Students of town planning would go there for university field trips to be shown a housing development that was doomed. And doomed it was. The February earthquake turned it into a sodden mess. For a long time it was tidal; people's houses would flood twice daily. The houses didn't exactly fall down, but the land turned into jelly beneath them. And it stank, and there was no power and no drainage and no water and half the time the roads were closed. And then it was gradually abandoned. People took the money and went. The electricity was unhooked. The postal services stopped. Now it is almost empty.
i didn't go there for nearly two years, because i didn't want to go and look at people's misfortune. But i rather like urbex and i am attracted to abandoned places such as Gary, Indiana, which emptied out towards the end of the last century leaving all its public buildings and inner suburbs like a modern ghost town.
Recently i took two trips to Bexley. It wasn't particularly Kiwi Gothic. It was just sad. People's hopes and dreams had been tied up in those houses. Now the lawns were wild and dry and the houses just looked sunken and hollowed out, starved of humanity. Nothing was in ruin exactly, just abandoned. There were small poignancies - a picture of a monster and the words 'Please let us live here' written on an inside kitchen wall - a floor mat concreted into the pavement by the liquefaction long gone. i didn't take any photos. None of it was photogenic, and all of it once belonged to someone who cared about it.
i did take these photos, of something a bit more Ruin Porn. This is the Holiday Inn, which is situated in the very damaged Avon Loop area.
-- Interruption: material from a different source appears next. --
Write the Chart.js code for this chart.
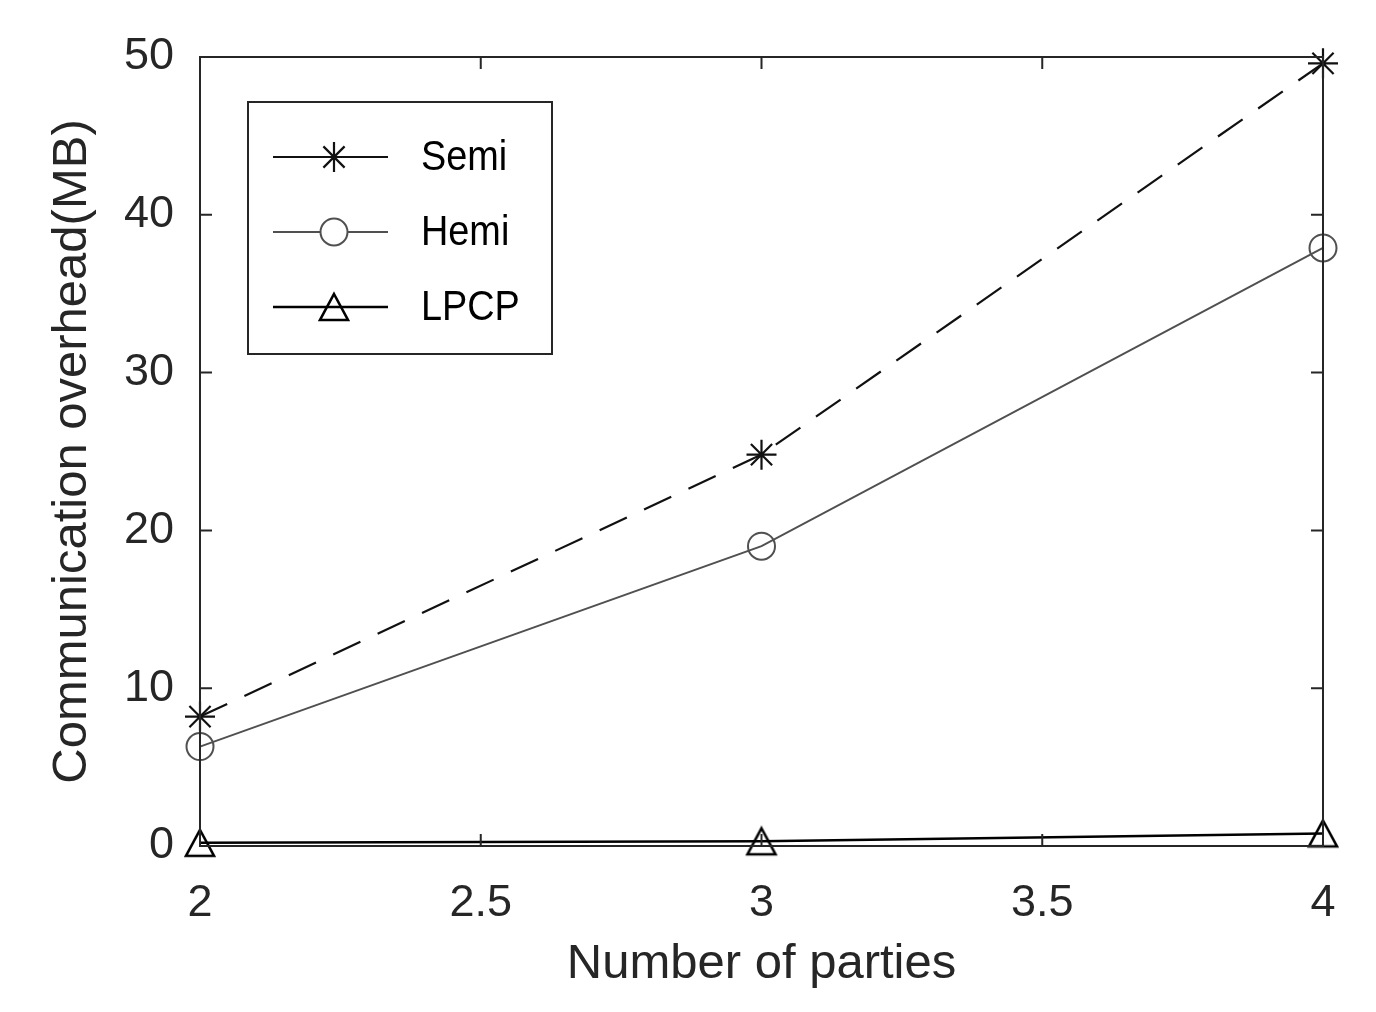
<!DOCTYPE html>
<html>
<head>
<meta charset="utf-8">
<script src="https://cdn.jsdelivr.net/npm/chart.js@4/dist/chart.umd.min.js"></script>
<style>
  html, body { margin: 0; padding: 0; background: #fff; }
  #wrap { width: 1376px; height: 1012px; }
</style>
</head>
<body>
<div id="wrap"><canvas id="overheadChart" width="1376" height="1012"></canvas></div>
<script>
// values
const parties = [2, 3, 4];
const semiMB = [8.2, 24.8, 49.6];
const hemiMB = [6.3, 19.0, 37.9];
const lpcpMB = [0.2, 0.3, 0.8];
const xTicks = [2, 2.5, 3, 3.5, 4];
const yTicks = [0, 10, 20, 30, 40, 50];

const axisColor = '#262626';
const fontFamily = '"Liberation Sans", Arial, Helvetica, sans-serif';

function toPoints(ys) {
    let pts = [];
    for (let i = 0; i < parties.length; i++) {
        pts.push({ x: parties[i], y: ys[i] });
    }
    return pts;
}

// matlab style triangle, centred on its bounding box
function makeTriangle() {
    let c = document.createElement('canvas');
    c.width = 34;
    c.height = 32;
    let g = c.getContext('2d');
    g.strokeStyle = '#000';
    g.lineWidth = 2.6;
    g.lineJoin = 'miter';
    g.beginPath();
    g.moveTo(17, 3);
    g.lineTo(31, 29);
    g.lineTo(3, 29);
    g.closePath();
    g.stroke();
    return c;
}
const triangleMarker = makeTriangle();

// box + inward ticks
const boxPlugin = {
    id: 'boxPlugin',
    afterDraw(chart) {
        const ctx = chart.ctx;
        const a = chart.chartArea;
        const xs = chart.scales.x;
        const ys = chart.scales.y;
        const len = 12;
        ctx.save();
        ctx.strokeStyle = axisColor;
        ctx.lineWidth = 2;
        ctx.beginPath();
        xTicks.forEach(function(t) {
            let px = xs.getPixelForValue(t);
            ctx.moveTo(px, a.bottom); ctx.lineTo(px, a.bottom - len);
            ctx.moveTo(px, a.top); ctx.lineTo(px, a.top + len);
        });
        yTicks.forEach(function(t) {
            let py = ys.getPixelForValue(t);
            ctx.moveTo(a.left, py); ctx.lineTo(a.left + len, py);
            ctx.moveTo(a.right, py); ctx.lineTo(a.right - len, py);
        });
        ctx.stroke();
        ctx.strokeRect(a.left, a.top, a.right - a.left, a.bottom - a.top);
        ctx.restore();
    }
};

// legend box inside the axes, top left
const insideLegend = {
    id: 'insideLegend',
    afterDatasetsDraw(chart) {
        const ctx = chart.ctx;
        const bx = 248, by = 102, bw = 304, bh = 252;
        ctx.save();
        ctx.fillStyle = '#fff';
        ctx.fillRect(bx, by, bw, bh);
        ctx.strokeStyle = axisColor;
        ctx.lineWidth = 2;
        ctx.strokeRect(bx, by, bw, bh);
        const rows = [157, 232, 307];
        chart.data.datasets.forEach(function(ds, i) {
            let y = rows[i];
            ctx.strokeStyle = ds.borderColor;
            ctx.lineWidth = ds.borderWidth;
            ctx.setLineDash([]);
            ctx.beginPath();
            ctx.moveTo(273, y); ctx.lineTo(388, y);
            ctx.stroke();
            ctx.lineWidth = ds.pointBorderWidth;
            ctx.strokeStyle = ds.pointBorderColor;
            ctx.fillStyle = '#fff';
            Chart.helpers.drawPoint(ctx, {
                pointStyle: ds.pointStyle,
                radius: ds.pointRadius,
                borderWidth: ds.pointBorderWidth
            }, 334, y);
            // the legend text is a bit narrow in the original
            ctx.save();
            ctx.translate(421, y + 1);
            ctx.scale(0.88, 1);
            ctx.fillStyle = '#000';
            ctx.font = '43px ' + fontFamily;
            ctx.textBaseline = 'middle';
            ctx.fillText(ds.label, 0, 0);
            ctx.restore();
        });
        ctx.restore();
    }
};

new Chart(document.getElementById('overheadChart'), {
    type: 'line',
    data: {
        datasets: [{
            label: 'Semi',
            data: toPoints(semiMB),
            borderColor: '#111',
            borderWidth: 2.2,
            borderDash: [30, 19],
            pointStyle: 'star',
            pointRadius: 15,
            pointBorderWidth: 2.2,
            pointBorderColor: '#111',
            pointBackgroundColor: 'rgba(0,0,0,0)',
            clip: false
        }, {
            label: 'Hemi',
            data: toPoints(hemiMB),
            borderColor: '#505050',
            borderWidth: 2,
            pointStyle: 'circle',
            pointRadius: 13.5,
            pointBorderWidth: 2,
            pointBorderColor: '#505050',
            pointBackgroundColor: 'rgba(0,0,0,0)',
            clip: false
        }, {
            label: 'LPCP',
            data: toPoints(lpcpMB),
            borderColor: '#000',
            borderWidth: 2.5,
            pointStyle: triangleMarker,
            pointRadius: 15,
            pointBorderWidth: 2.5,
            pointBorderColor: '#000',
            pointBackgroundColor: 'rgba(0,0,0,0)',
            clip: false
        }]
    },
    options: {
        responsive: false,
        animation: false,
        layout: { padding: { top: 57, right: 53, bottom: 0, left: 0 } },
        plugins: {
            legend: { display: false },
            tooltip: { enabled: false }
        },
        elements: { line: { tension: 0 } },
        scales: {
            x: {
                type: 'linear',
                min: 2,
                max: 4,
                afterBuildTicks: function(scale) {
                    scale.ticks = xTicks.map(function(v) { return { value: v }; });
                },
                afterFit: function(scale) { scale.height = 166; },
                grid: { display: false },
                border: { display: false },
                ticks: {
                    padding: 23,
                    color: axisColor,
                    font: { size: 45, family: fontFamily },
                    maxRotation: 0,
                    callback: function(v) { return String(v); }
                },
                title: {
                    display: true,
                    text: 'Number of parties',
                    color: axisColor,
                    font: { size: 49, family: fontFamily },
                    padding: { top: 0, bottom: 18 }
                }
            },
            y: {
                type: 'linear',
                min: 0,
                max: 50,
                afterBuildTicks: function(scale) {
                    scale.ticks = yTicks.map(function(v) { return { value: v }; });
                },
                afterFit: function(scale) { scale.width = 200; },
                grid: { display: false },
                border: { display: false },
                ticks: {
                    padding: 18,
                    color: axisColor,
                    font: { size: 45, family: fontFamily }
                },
                title: {
                    display: true,
                    text: 'Communication overhead(MB)',
                    color: axisColor,
                    font: { size: 49, family: fontFamily },
                    padding: { top: 43, bottom: 0 }
                }
            }
        }
    },
    plugins: [boxPlugin, insideLegend]
});
</script>
</body>
</html>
* What the hell is with that? Why aren't streets called streets any more? And why are the new streets so ironically named? If a street is named to evoke the golden nostalgia of the countryside, like Forestheath Briars, for pity's sake, you can guarantee it's a sterile little cul de sac lined with nearly identical McTickyTacky houses devoid of any real aesthetic sense. And what is a Briars? What sort of word is a Briars? And as for Mews - a mews is an actual thing. A mews is a converted stable. Not a horse in sight i'm afraid. i suppose the idea is to hint at the sort of wealth that implies we once had a stable, so people think we might be country gentlefolk. What would i know. i live in Linwood, after all.